[BEGIN]
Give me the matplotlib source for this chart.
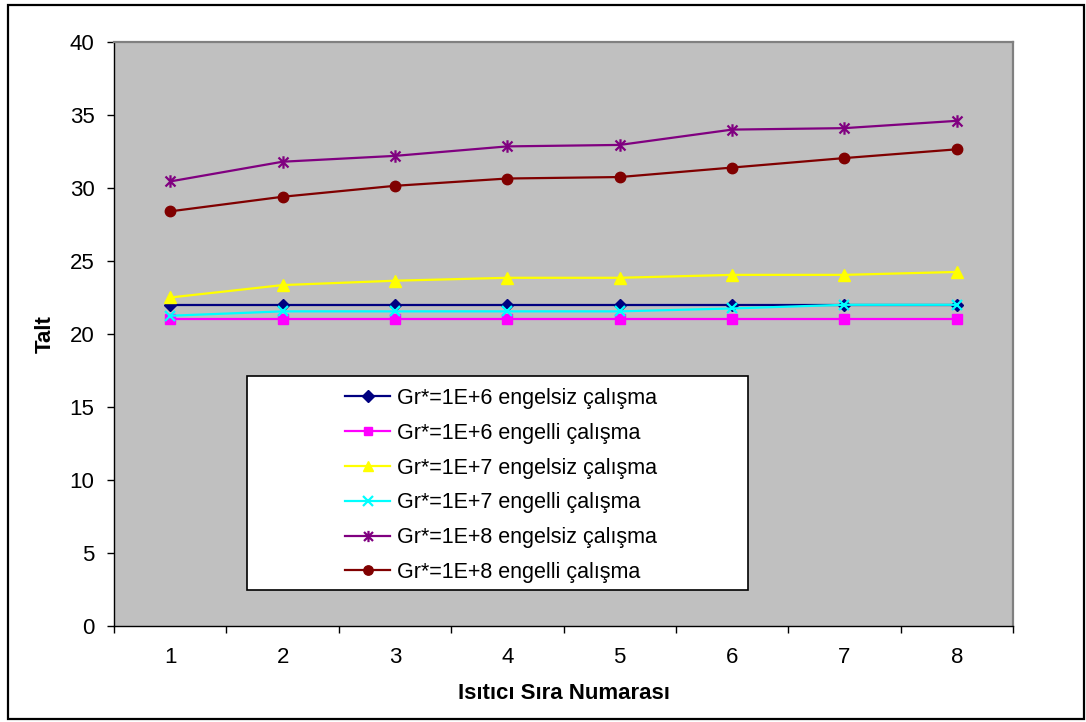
import matplotlib
matplotlib.use("Agg")
import matplotlib.pyplot as plt
from matplotlib.path import Path
from matplotlib.patches import Rectangle
from matplotlib.ticker import FixedLocator, NullFormatter

plt.rcParams['font.family'] = ['Liberation Sans', 'DejaVu Sans']

heaters = [1, 2, 3, 4, 5, 6, 7, 8]
labels = [
    "Gr*=1E+6 engelsiz çalışma",
    "Gr*=1E+6 engelli çalışma",
    "Gr*=1E+7 engelsiz çalışma",
    "Gr*=1E+7 engelli çalışma",
    "Gr*=1E+8 engelsiz çalışma",
    "Gr*=1E+8 engelli çalışma",
]
gr6_free = [22.0, 22.0, 22.0, 22.0, 22.0, 22.0, 22.0, 22.0]
gr6_obst = [21.0, 21.0, 21.0, 21.0, 21.0, 21.0, 21.0, 21.0]
gr7_free = [22.5, 23.35, 23.65, 23.85, 23.85, 24.05, 24.05, 24.25]
gr7_obst = [21.25, 21.55, 21.55, 21.55, 21.55, 21.75, 22.0, 22.0]
gr8_free = [30.45, 31.8, 32.2, 32.85, 32.95, 34.0, 34.1, 34.6]
gr8_obst = [28.4, 29.4, 30.15, 30.65, 30.75, 31.4, 32.05, 32.65]

series = [gr6_free, gr6_obst, gr7_free, gr7_obst, gr8_free, gr8_obst]
colors = ["#000080", "#FF00FF", "#FFFF00", "#00FFFF", "#800080", "#800000"]

star = Path([(-1, -1), (1, 1), (-1, 1), (1, -1), (0, -1.25), (0, 1.25)],
            [Path.MOVETO, Path.LINETO, Path.MOVETO, Path.LINETO, Path.MOVETO, Path.LINETO])
markers = ["D", "s", "^", "x", star, "o"]
msizes = [6.5, 6.5, 8.5, 7.5, 9.0, 7.5]

W, H = 1086, 722
fig = plt.figure(figsize=(W / 100, H / 100), dpi=100)
fig.patch.set_facecolor("white")

# outer chart border
fig.patches.append(Rectangle((8 / W, 1 - 719 / H), (1084 - 8) / W, (719 - 5) / H,
                             transform=fig.transFigure, fill=False,
                             edgecolor="black", linewidth=1.6))

l, r, t, b = 114, 1013, 42, 626
ax = fig.add_axes([l / W, 1 - b / H, (r - l) / W, (b - t) / H])
ax.set_facecolor("#C0C0C0")

for ys, c, m, ms in zip(series, colors, markers, msizes):
    mew = 1.6 if (m == "x" or isinstance(m, Path)) else 1.0
    ax.plot(heaters, ys, color=c, marker=m, markersize=ms, linewidth=1.6,
            markerfacecolor=c, markeredgecolor=c, markeredgewidth=mew, clip_on=False)

ax.set_xlim(0.5, 8.5)
ax.set_ylim(0, 40)
ax.set_yticks(range(0, 41, 5))
ax.set_xticks(heaters)
ax.xaxis.set_minor_locator(FixedLocator([i + 0.5 for i in range(0, 9)]))
ax.xaxis.set_minor_formatter(NullFormatter())
ax.tick_params(axis="x", which="major", length=0, pad=15, labelsize=16)
ax.tick_params(axis="x", which="minor", length=5, width=1, color="black", direction="out")
ax.tick_params(axis="y", which="major", length=5, width=1, color="black", direction="out",
               pad=9, labelsize=16)

for s in ["left", "bottom"]:
    ax.spines[s].set_color("black")
    ax.spines[s].set_linewidth(1.0)
for s in ["top", "right"]:
    ax.spines[s].set_color("#808080")
    ax.spines[s].set_linewidth(1.6)

ax.set_xlabel("Isıtıcı Sıra Numarası", fontsize=16, fontweight="bold", labelpad=11)
ax.set_ylabel("Talt", fontsize=16, fontweight="bold", labelpad=10)

# legend box
lx0, lx1, ly0, ly1 = 247, 748, 376, 590
def ax_x(px):
    return (px - l) / (r - l)
def ax_y(py):
    return (b - py) / (b - t)
ax.add_patch(Rectangle((ax_x(lx0), ax_y(ly1)), ax_x(lx1) - ax_x(lx0), ax_y(ly0) - ax_y(ly1),
                       transform=ax.transAxes, facecolor="white", edgecolor="black",
                       linewidth=1.2, zorder=5))
leg = ax.legend(labels, loc="upper left", bbox_to_anchor=(ax_x(345), ax_y(388)),
                frameon=False, fontsize=15.5, handlelength=2.1, handletextpad=0.3,
                labelspacing=0.64, borderpad=0, borderaxespad=0, markerscale=0.9)
leg.set_zorder(6)

fig.savefig("out.png", dpi=100, facecolor="white")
[END]
What is needed is an exact reproduction of the data, pictures excluded.

- [Answer for the task]:
Give me the matplotlib source for this chart.
import matplotlib
matplotlib.use("Agg")
import matplotlib.pyplot as plt
from matplotlib.path import Path
from matplotlib.patches import Rectangle
from matplotlib.ticker import FixedLocator, NullFormatter

plt.rcParams['font.family'] = ['Liberation Sans', 'DejaVu Sans']

heaters = [1, 2, 3, 4, 5, 6, 7, 8]
labels = [
    "Gr*=1E+6 engelsiz çalışma",
    "Gr*=1E+6 engelli çalışma",
    "Gr*=1E+7 engelsiz çalışma",
    "Gr*=1E+7 engelli çalışma",
    "Gr*=1E+8 engelsiz çalışma",
    "Gr*=1E+8 engelli çalışma",
]
gr6_free = [22.0, 22.0, 22.0, 22.0, 22.0, 22.0, 22.0, 22.0]
gr6_obst = [21.0, 21.0, 21.0, 21.0, 21.0, 21.0, 21.0, 21.0]
gr7_free = [22.5, 23.35, 23.65, 23.85, 23.85, 24.05, 24.05, 24.25]
gr7_obst = [21.25, 21.55, 21.55, 21.55, 21.55, 21.75, 22.0, 22.0]
gr8_free = [30.45, 31.8, 32.2, 32.85, 32.95, 34.0, 34.1, 34.6]
gr8_obst = [28.4, 29.4, 30.15, 30.65, 30.75, 31.4, 32.05, 32.65]

series = [gr6_free, gr6_obst, gr7_free, gr7_obst, gr8_free, gr8_obst]
colors = ["#000080", "#FF00FF", "#FFFF00", "#00FFFF", "#800080", "#800000"]

star = Path([(-1, -1), (1, 1), (-1, 1), (1, -1), (0, -1.25), (0, 1.25)],
            [Path.MOVETO, Path.LINETO, Path.MOVETO, Path.LINETO, Path.MOVETO, Path.LINETO])
markers = ["D", "s", "^", "x", star, "o"]
msizes = [6.5, 6.5, 8.5, 7.5, 9.0, 7.5]

W, H = 1086, 722
fig = plt.figure(figsize=(W / 100, H / 100), dpi=100)
fig.patch.set_facecolor("white")

# outer chart border
fig.patches.append(Rectangle((8 / W, 1 - 719 / H), (1084 - 8) / W, (719 - 5) / H,
                             transform=fig.transFigure, fill=False,
                             edgecolor="black", linewidth=1.6))

l, r, t, b = 114, 1013, 42, 626
ax = fig.add_axes([l / W, 1 - b / H, (r - l) / W, (b - t) / H])
ax.set_facecolor("#C0C0C0")

for ys, c, m, ms in zip(series, colors, markers, msizes):
    mew = 1.6 if (m == "x" or isinstance(m, Path)) else 1.0
    ax.plot(heaters, ys, color=c, marker=m, markersize=ms, linewidth=1.6,
            markerfacecolor=c, markeredgecolor=c, markeredgewidth=mew, clip_on=False)

ax.set_xlim(0.5, 8.5)
ax.set_ylim(0, 40)
ax.set_yticks(range(0, 41, 5))
ax.set_xticks(heaters)
ax.xaxis.set_minor_locator(FixedLocator([i + 0.5 for i in range(0, 9)]))
ax.xaxis.set_minor_formatter(NullFormatter())
ax.tick_params(axis="x", which="major", length=0, pad=15, labelsize=16)
ax.tick_params(axis="x", which="minor", length=5, width=1, color="black", direction="out")
ax.tick_params(axis="y", which="major", length=5, width=1, color="black", direction="out",
               pad=9, labelsize=16)

for s in ["left", "bottom"]:
    ax.spines[s].set_color("black")
    ax.spines[s].set_linewidth(1.0)
for s in ["top", "right"]:
    ax.spines[s].set_color("#808080")
    ax.spines[s].set_linewidth(1.6)

ax.set_xlabel("Isıtıcı Sıra Numarası", fontsize=16, fontweight="bold", labelpad=11)
ax.set_ylabel("Talt", fontsize=16, fontweight="bold", labelpad=10)

# legend box
lx0, lx1, ly0, ly1 = 247, 748, 376, 590
def ax_x(px):
    return (px - l) / (r - l)
def ax_y(py):
    return (b - py) / (b - t)
ax.add_patch(Rectangle((ax_x(lx0), ax_y(ly1)), ax_x(lx1) - ax_x(lx0), ax_y(ly0) - ax_y(ly1),
                       transform=ax.transAxes, facecolor="white", edgecolor="black",
                       linewidth=1.2, zorder=5))
leg = ax.legend(labels, loc="upper left", bbox_to_anchor=(ax_x(345), ax_y(388)),
                frameon=False, fontsize=15.5, handlelength=2.1, handletextpad=0.3,
                labelspacing=0.64, borderpad=0, borderaxespad=0, markerscale=0.9)
leg.set_zorder(6)

fig.savefig("out.png", dpi=100, facecolor="white")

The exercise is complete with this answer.